**INFORMATION PROVIDED**
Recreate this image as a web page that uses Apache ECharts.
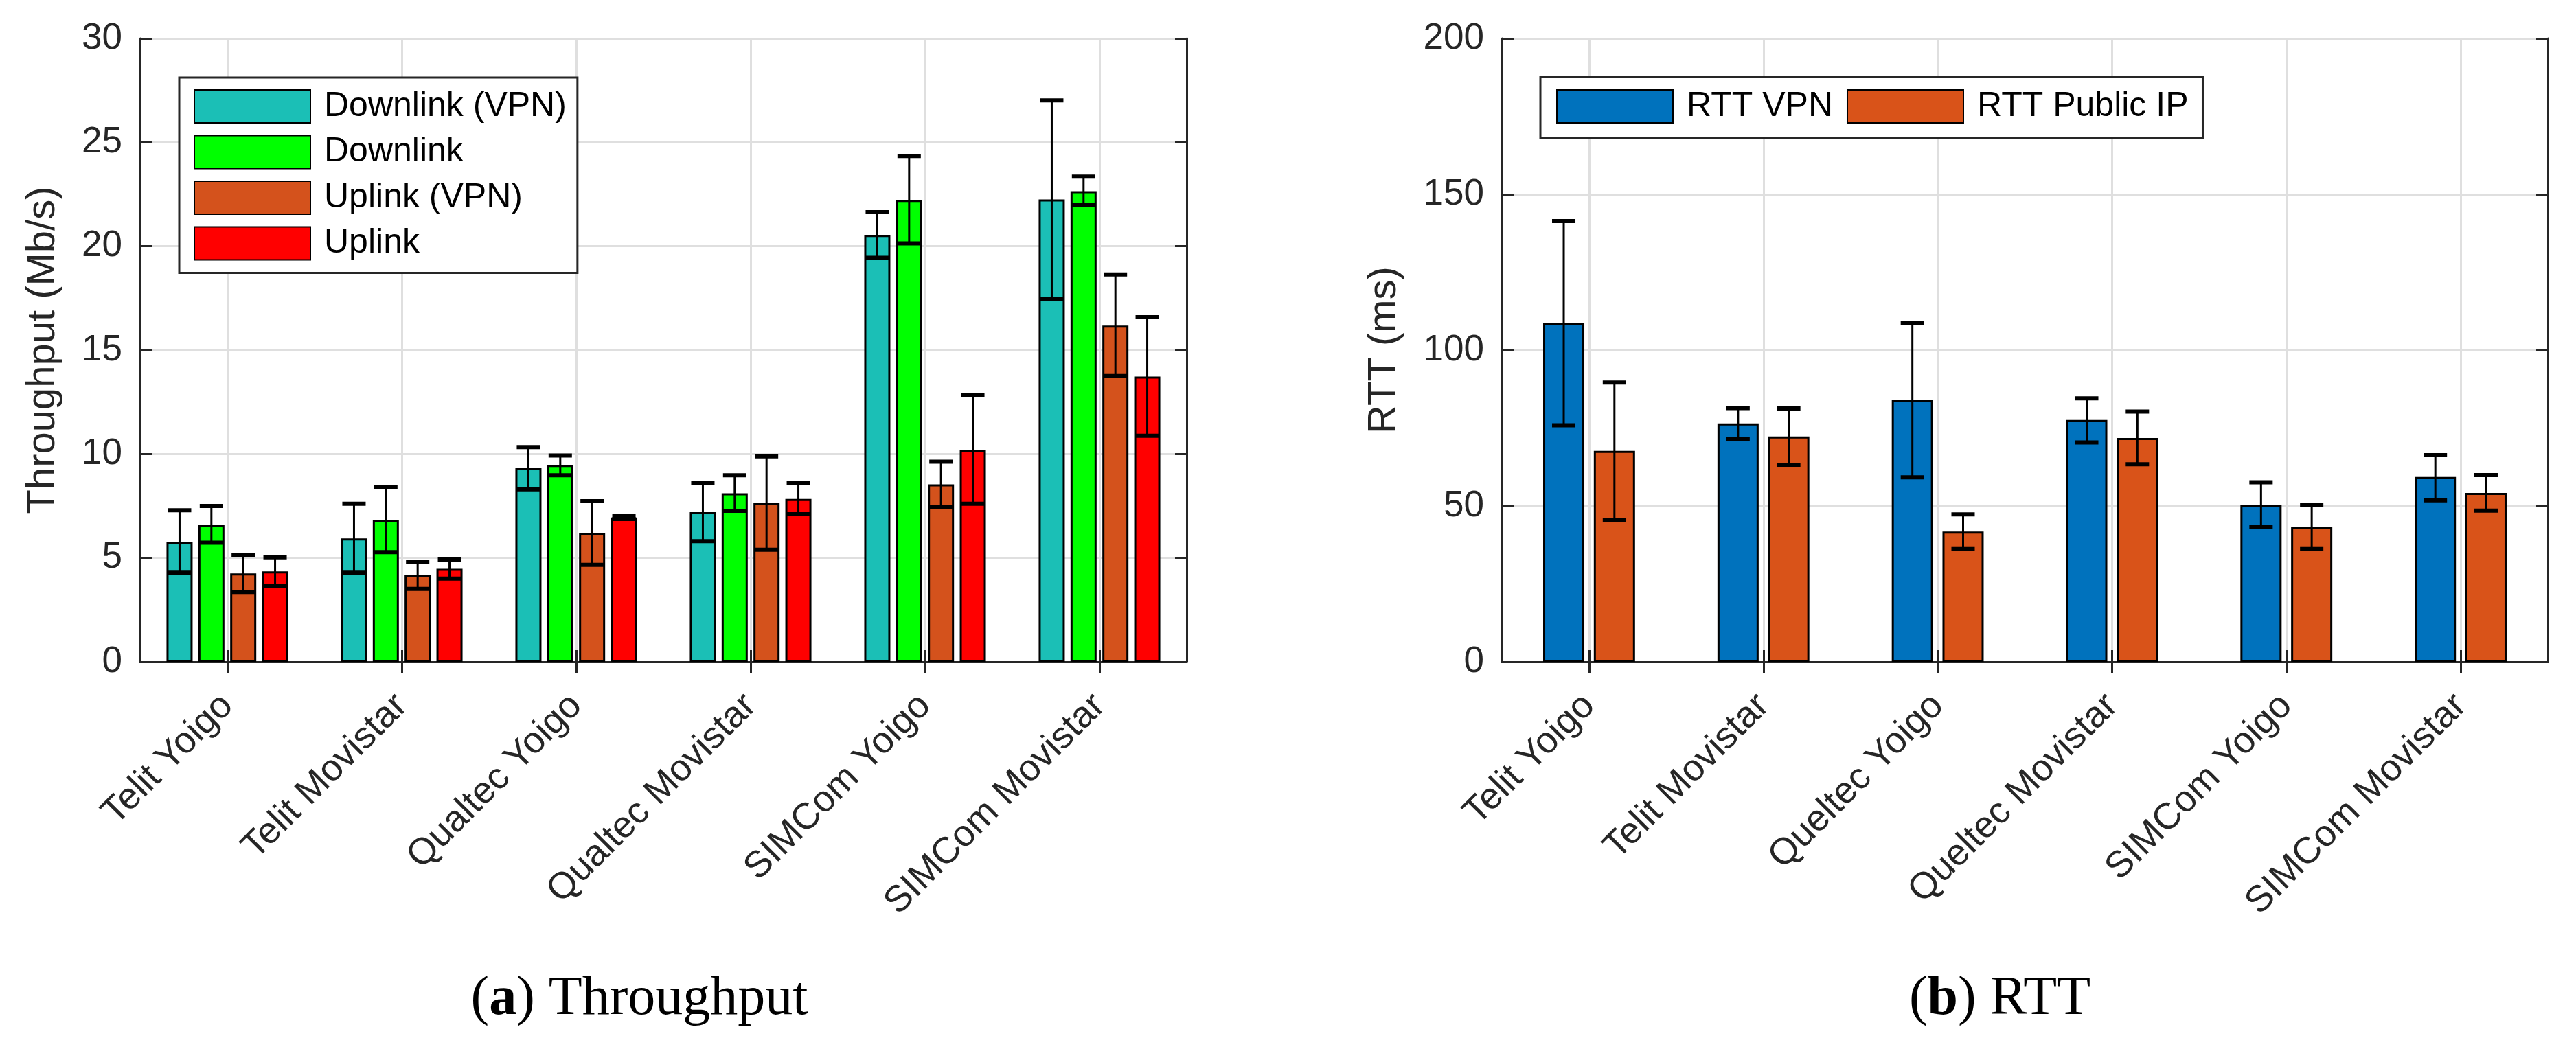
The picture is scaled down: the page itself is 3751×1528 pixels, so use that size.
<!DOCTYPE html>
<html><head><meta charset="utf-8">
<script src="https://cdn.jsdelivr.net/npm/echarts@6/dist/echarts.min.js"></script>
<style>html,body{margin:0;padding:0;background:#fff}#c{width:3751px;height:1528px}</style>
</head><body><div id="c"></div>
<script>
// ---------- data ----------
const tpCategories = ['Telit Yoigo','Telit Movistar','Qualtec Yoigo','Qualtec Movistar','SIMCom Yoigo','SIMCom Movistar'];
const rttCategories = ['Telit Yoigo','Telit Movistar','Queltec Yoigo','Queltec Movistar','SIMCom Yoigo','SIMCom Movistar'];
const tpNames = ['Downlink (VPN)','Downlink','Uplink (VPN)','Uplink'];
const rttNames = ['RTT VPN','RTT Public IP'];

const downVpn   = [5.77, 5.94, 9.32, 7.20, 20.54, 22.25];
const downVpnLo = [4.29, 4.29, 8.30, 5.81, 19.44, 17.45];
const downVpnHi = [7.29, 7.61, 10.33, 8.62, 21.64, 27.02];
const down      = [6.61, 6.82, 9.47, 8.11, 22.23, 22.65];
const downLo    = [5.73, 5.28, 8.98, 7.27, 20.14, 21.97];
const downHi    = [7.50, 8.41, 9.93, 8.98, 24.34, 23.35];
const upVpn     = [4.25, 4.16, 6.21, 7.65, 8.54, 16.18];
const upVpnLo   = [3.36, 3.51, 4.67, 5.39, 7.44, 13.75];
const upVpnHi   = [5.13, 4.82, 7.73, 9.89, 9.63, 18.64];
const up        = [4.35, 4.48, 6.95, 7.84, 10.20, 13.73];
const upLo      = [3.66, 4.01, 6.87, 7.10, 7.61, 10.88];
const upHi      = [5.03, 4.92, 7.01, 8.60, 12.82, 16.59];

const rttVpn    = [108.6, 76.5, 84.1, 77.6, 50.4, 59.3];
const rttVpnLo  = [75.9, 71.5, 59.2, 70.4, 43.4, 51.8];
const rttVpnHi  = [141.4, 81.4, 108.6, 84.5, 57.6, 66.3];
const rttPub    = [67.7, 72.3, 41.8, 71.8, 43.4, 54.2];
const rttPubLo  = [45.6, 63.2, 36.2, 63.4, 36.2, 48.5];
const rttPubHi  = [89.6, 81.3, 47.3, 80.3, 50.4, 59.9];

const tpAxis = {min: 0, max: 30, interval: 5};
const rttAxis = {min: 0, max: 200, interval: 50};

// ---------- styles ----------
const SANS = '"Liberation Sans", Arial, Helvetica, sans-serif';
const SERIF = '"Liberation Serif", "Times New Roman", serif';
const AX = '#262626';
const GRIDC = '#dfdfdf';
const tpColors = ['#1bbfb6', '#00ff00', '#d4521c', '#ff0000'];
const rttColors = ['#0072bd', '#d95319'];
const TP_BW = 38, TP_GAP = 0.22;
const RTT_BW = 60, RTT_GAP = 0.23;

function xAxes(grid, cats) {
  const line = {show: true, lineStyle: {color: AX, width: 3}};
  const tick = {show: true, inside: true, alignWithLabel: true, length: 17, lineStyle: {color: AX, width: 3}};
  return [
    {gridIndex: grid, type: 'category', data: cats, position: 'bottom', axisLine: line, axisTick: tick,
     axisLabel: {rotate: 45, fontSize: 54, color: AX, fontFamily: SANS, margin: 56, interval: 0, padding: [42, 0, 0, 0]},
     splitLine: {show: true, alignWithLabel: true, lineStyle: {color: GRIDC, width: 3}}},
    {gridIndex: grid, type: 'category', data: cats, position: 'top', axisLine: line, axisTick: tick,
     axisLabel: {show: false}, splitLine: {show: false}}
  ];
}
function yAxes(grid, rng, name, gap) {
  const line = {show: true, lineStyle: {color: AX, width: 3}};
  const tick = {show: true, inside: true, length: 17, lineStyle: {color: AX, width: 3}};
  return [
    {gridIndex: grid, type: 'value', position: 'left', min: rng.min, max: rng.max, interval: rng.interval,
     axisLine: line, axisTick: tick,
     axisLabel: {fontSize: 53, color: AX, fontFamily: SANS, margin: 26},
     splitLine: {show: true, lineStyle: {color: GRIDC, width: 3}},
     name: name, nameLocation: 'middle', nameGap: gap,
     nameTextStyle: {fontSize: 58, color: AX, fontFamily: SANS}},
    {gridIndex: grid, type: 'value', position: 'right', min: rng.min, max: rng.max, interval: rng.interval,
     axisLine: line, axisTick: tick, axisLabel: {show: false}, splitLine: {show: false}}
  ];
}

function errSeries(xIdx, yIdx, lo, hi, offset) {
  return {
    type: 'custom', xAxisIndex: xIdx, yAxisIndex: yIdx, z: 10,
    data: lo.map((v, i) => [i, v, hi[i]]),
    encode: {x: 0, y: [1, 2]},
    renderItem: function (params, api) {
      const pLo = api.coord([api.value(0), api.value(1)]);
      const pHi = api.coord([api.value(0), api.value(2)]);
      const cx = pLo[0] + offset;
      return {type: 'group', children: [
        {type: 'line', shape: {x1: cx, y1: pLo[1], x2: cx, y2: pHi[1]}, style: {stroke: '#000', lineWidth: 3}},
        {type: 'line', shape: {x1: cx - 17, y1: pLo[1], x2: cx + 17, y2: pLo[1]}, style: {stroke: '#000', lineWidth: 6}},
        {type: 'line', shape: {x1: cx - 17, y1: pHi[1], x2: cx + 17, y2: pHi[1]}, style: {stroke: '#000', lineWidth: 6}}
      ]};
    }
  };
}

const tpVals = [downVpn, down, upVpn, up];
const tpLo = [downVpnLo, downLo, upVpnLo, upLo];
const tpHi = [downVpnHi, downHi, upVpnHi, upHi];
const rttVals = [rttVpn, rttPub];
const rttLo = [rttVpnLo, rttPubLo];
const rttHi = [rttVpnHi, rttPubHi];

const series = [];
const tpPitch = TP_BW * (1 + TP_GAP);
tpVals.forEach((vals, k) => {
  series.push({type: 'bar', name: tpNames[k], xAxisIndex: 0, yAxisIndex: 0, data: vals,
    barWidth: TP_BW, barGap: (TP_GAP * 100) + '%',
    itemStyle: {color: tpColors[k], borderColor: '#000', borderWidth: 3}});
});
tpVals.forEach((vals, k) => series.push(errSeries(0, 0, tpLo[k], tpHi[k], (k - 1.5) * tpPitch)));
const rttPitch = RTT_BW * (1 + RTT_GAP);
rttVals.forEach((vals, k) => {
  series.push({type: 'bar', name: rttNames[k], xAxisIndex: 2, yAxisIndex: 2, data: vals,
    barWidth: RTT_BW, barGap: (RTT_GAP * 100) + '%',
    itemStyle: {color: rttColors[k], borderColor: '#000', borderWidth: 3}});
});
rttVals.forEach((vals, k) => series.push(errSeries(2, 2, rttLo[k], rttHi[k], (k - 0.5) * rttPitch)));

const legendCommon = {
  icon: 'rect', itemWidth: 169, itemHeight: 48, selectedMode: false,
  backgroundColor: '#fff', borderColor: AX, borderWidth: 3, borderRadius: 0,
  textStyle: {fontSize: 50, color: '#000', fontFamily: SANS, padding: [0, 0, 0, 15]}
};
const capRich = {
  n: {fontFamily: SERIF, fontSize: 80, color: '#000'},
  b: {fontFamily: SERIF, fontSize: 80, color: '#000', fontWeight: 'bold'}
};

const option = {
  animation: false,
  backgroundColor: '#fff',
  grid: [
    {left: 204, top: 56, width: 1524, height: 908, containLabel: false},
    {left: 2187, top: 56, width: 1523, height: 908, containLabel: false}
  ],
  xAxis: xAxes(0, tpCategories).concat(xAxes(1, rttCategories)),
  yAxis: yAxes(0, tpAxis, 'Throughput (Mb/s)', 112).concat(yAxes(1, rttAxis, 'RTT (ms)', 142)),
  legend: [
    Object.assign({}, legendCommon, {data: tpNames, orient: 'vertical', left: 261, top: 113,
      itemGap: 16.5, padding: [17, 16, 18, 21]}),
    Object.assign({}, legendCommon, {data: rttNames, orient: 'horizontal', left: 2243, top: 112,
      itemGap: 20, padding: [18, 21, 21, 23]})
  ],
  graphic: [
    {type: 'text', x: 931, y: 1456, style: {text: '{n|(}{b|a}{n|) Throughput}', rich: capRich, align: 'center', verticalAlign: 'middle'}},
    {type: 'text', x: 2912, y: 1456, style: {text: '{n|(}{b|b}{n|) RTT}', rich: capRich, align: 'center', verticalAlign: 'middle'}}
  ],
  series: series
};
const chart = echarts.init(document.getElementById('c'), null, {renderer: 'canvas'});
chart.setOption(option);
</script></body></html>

**PROBLEM STATEMENT**
The first line to be transcribed is the one containing "The picture is", and the last is the one containing "80.3, 50.4, 59.9];". Transcribe exactly those lines and nothing else.

**SOLUTION FOR THIS PROBLEM**
The picture is scaled down: the page itself is 3751×1528 pixels, so use that size.
<!DOCTYPE html>
<html><head><meta charset="utf-8">
<script src="https://cdn.jsdelivr.net/npm/echarts@6/dist/echarts.min.js"></script>
<style>html,body{margin:0;padding:0;background:#fff}#c{width:3751px;height:1528px}</style>
</head><body><div id="c"></div>
<script>
// ---------- data ----------
const tpCategories = ['Telit Yoigo','Telit Movistar','Qualtec Yoigo','Qualtec Movistar','SIMCom Yoigo','SIMCom Movistar'];
const rttCategories = ['Telit Yoigo','Telit Movistar','Queltec Yoigo','Queltec Movistar','SIMCom Yoigo','SIMCom Movistar'];
const tpNames = ['Downlink (VPN)','Downlink','Uplink (VPN)','Uplink'];
const rttNames = ['RTT VPN','RTT Public IP'];

const downVpn   = [5.77, 5.94, 9.32, 7.20, 20.54, 22.25];
const downVpnLo = [4.29, 4.29, 8.30, 5.81, 19.44, 17.45];
const downVpnHi = [7.29, 7.61, 10.33, 8.62, 21.64, 27.02];
const down      = [6.61, 6.82, 9.47, 8.11, 22.23, 22.65];
const downLo    = [5.73, 5.28, 8.98, 7.27, 20.14, 21.97];
const downHi    = [7.50, 8.41, 9.93, 8.98, 24.34, 23.35];
const upVpn     = [4.25, 4.16, 6.21, 7.65, 8.54, 16.18];
const upVpnLo   = [3.36, 3.51, 4.67, 5.39, 7.44, 13.75];
const upVpnHi   = [5.13, 4.82, 7.73, 9.89, 9.63, 18.64];
const up        = [4.35, 4.48, 6.95, 7.84, 10.20, 13.73];
const upLo      = [3.66, 4.01, 6.87, 7.10, 7.61, 10.88];
const upHi      = [5.03, 4.92, 7.01, 8.60, 12.82, 16.59];

const rttVpn    = [108.6, 76.5, 84.1, 77.6, 50.4, 59.3];
const rttVpnLo  = [75.9, 71.5, 59.2, 70.4, 43.4, 51.8];
const rttVpnHi  = [141.4, 81.4, 108.6, 84.5, 57.6, 66.3];
const rttPub    = [67.7, 72.3, 41.8, 71.8, 43.4, 54.2];
const rttPubLo  = [45.6, 63.2, 36.2, 63.4, 36.2, 48.5];
const rttPubHi  = [89.6, 81.3, 47.3, 80.3, 50.4, 59.9];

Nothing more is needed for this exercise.